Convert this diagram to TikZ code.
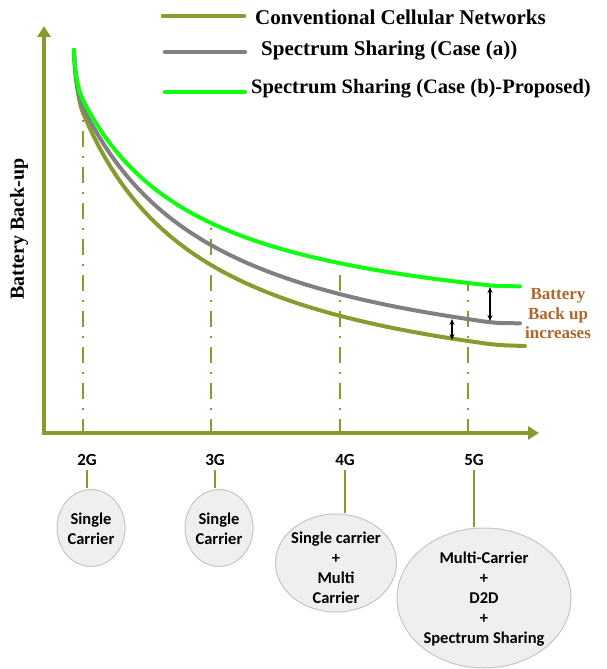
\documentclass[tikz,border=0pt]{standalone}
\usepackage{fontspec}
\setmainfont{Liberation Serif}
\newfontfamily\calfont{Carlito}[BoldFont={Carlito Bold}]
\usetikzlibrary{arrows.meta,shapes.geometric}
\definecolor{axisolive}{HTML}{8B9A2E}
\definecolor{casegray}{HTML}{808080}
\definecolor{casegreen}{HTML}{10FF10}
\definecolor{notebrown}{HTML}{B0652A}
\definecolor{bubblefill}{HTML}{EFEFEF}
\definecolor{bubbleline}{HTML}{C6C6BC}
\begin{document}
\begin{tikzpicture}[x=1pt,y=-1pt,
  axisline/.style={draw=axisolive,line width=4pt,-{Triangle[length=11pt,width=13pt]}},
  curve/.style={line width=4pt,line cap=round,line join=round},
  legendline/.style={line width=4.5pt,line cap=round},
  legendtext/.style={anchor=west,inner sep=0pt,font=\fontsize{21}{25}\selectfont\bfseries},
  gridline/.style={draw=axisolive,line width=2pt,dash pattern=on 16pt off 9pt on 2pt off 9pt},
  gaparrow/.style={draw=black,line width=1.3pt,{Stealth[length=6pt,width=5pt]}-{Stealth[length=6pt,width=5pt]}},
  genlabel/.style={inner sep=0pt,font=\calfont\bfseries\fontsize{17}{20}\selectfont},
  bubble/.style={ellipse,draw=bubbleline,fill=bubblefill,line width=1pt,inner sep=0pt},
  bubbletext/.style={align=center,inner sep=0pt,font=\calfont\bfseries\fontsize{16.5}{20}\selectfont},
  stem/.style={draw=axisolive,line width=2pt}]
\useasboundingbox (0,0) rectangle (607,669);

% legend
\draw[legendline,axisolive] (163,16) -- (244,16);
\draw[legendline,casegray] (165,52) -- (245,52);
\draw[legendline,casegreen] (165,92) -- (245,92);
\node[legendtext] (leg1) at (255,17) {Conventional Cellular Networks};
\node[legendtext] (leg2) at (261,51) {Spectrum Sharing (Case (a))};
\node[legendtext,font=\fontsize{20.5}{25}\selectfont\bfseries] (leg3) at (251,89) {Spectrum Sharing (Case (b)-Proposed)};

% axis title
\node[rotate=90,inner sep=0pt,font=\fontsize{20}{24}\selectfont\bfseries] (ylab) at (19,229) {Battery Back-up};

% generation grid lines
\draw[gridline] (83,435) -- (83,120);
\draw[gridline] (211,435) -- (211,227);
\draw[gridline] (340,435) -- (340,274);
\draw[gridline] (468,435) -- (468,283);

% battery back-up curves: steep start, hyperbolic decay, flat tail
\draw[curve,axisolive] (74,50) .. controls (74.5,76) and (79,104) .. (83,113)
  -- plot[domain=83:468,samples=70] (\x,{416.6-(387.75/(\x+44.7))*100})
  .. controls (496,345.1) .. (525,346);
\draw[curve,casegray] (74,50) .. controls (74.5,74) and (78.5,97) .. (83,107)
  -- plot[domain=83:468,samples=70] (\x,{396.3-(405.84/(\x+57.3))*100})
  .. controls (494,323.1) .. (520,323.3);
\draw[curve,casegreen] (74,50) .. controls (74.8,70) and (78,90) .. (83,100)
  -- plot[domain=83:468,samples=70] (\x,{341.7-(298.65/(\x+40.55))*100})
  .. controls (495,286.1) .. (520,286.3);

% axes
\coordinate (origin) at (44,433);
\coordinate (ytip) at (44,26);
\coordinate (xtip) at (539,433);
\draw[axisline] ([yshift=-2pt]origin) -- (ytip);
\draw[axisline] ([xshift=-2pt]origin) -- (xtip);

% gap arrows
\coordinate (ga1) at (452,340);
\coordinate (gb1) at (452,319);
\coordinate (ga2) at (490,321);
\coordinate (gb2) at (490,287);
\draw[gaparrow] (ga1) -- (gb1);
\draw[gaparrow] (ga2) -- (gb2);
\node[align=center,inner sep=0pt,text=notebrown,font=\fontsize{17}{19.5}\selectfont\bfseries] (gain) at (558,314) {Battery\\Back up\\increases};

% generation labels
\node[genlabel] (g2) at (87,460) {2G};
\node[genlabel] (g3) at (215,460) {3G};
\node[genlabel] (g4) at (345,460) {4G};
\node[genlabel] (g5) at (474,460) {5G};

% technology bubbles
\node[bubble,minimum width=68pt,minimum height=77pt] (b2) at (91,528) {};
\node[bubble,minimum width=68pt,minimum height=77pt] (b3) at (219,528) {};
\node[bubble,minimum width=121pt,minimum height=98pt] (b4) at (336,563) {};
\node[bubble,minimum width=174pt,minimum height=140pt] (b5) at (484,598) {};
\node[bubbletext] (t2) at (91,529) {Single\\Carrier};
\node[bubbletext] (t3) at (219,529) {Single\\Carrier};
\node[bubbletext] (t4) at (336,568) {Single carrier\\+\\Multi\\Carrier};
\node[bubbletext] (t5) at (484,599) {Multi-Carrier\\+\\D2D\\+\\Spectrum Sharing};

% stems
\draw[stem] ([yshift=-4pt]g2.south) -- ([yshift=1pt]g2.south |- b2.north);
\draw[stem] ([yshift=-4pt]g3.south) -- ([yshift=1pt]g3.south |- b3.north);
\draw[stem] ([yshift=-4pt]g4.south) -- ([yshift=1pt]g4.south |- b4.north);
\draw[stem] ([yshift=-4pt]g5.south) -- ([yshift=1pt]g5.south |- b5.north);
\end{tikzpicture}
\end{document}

**Aim of the exercise:**
With all pictures left out, please transcribe exactly the lines from the start of the material through the line with "(ylab) at (19,229)".

**Completed exercise:**
Convert this diagram to TikZ code.
\documentclass[tikz,border=0pt]{standalone}
\usepackage{fontspec}
\setmainfont{Liberation Serif}
\newfontfamily\calfont{Carlito}[BoldFont={Carlito Bold}]
\usetikzlibrary{arrows.meta,shapes.geometric}
\definecolor{axisolive}{HTML}{8B9A2E}
\definecolor{casegray}{HTML}{808080}
\definecolor{casegreen}{HTML}{10FF10}
\definecolor{notebrown}{HTML}{B0652A}
\definecolor{bubblefill}{HTML}{EFEFEF}
\definecolor{bubbleline}{HTML}{C6C6BC}
\begin{document}
\begin{tikzpicture}[x=1pt,y=-1pt,
  axisline/.style={draw=axisolive,line width=4pt,-{Triangle[length=11pt,width=13pt]}},
  curve/.style={line width=4pt,line cap=round,line join=round},
  legendline/.style={line width=4.5pt,line cap=round},
  legendtext/.style={anchor=west,inner sep=0pt,font=\fontsize{21}{25}\selectfont\bfseries},
  gridline/.style={draw=axisolive,line width=2pt,dash pattern=on 16pt off 9pt on 2pt off 9pt},
  gaparrow/.style={draw=black,line width=1.3pt,{Stealth[length=6pt,width=5pt]}-{Stealth[length=6pt,width=5pt]}},
  genlabel/.style={inner sep=0pt,font=\calfont\bfseries\fontsize{17}{20}\selectfont},
  bubble/.style={ellipse,draw=bubbleline,fill=bubblefill,line width=1pt,inner sep=0pt},
  bubbletext/.style={align=center,inner sep=0pt,font=\calfont\bfseries\fontsize{16.5}{20}\selectfont},
  stem/.style={draw=axisolive,line width=2pt}]
\useasboundingbox (0,0) rectangle (607,669);

% legend
\draw[legendline,axisolive] (163,16) -- (244,16);
\draw[legendline,casegray] (165,52) -- (245,52);
\draw[legendline,casegreen] (165,92) -- (245,92);
\node[legendtext] (leg1) at (255,17) {Conventional Cellular Networks};
\node[legendtext] (leg2) at (261,51) {Spectrum Sharing (Case (a))};
\node[legendtext,font=\fontsize{20.5}{25}\selectfont\bfseries] (leg3) at (251,89) {Spectrum Sharing (Case (b)-Proposed)};

% axis title
\node[rotate=90,inner sep=0pt,font=\fontsize{20}{24}\selectfont\bfseries] (ylab) at (19,229) {Battery Back-up};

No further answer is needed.